Theory of accelerated flows in a long wave approximation: High-order Shallow Water Equations (HSWE)

TL;DR

This paper develops a high-order long-wave model for accelerated turbulent coastal flows, enhancing shallow water equations to better capture turbulence effects in engineering applications.

Contribution

It introduces a novel high-order long-wave model incorporating turbulence transport, improving the accuracy and stability over classical shallow water equations.

Findings

Model is stable and efficient.

Accurately captures turbulence effects.

Shows promising results in sediment transport simulations.

Abstract

The majority of coastal flows are characterized by turbulence, rendering the application of shallow water equations an inadequate approach for their accurate description.
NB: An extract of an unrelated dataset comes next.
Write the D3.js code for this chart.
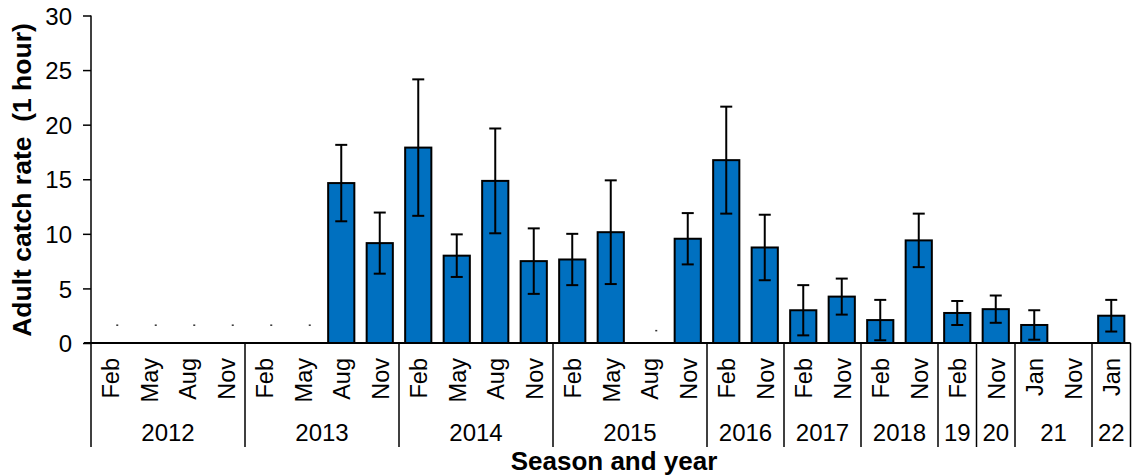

This paper presents a theory for characterizing accelerated coastal flows, offering an enhanced representation of turbulent flows in the long-wave approximation. The fundamental premise of the theory is as follows: Fluctuating velocities present in the water flow are found to correlate and generate additional motion (or fluctuating motion), which is associated with a velocity of the same order and regularity as the mean flow velocity. The resulting high-order long-wave model is both stable and efficient, comprising classical shallow water equations and additional equations that describe the transport of kinetic energy due to turbulence. The model's detailed eigenstructure and Rankine-Hugoniot relations, steady state solutions are presented in this paper. The proposed theory shows promise for addressing a variety of engineering problems, including roll waves, hydraulic jumps, dam breaks, and flooding. The derived model can accurately address the problem of the mixing layer interaction with a free surface and its transition into a turbulent surface jet. Recent application to sediment transport gives interesting results and good numerical convergences.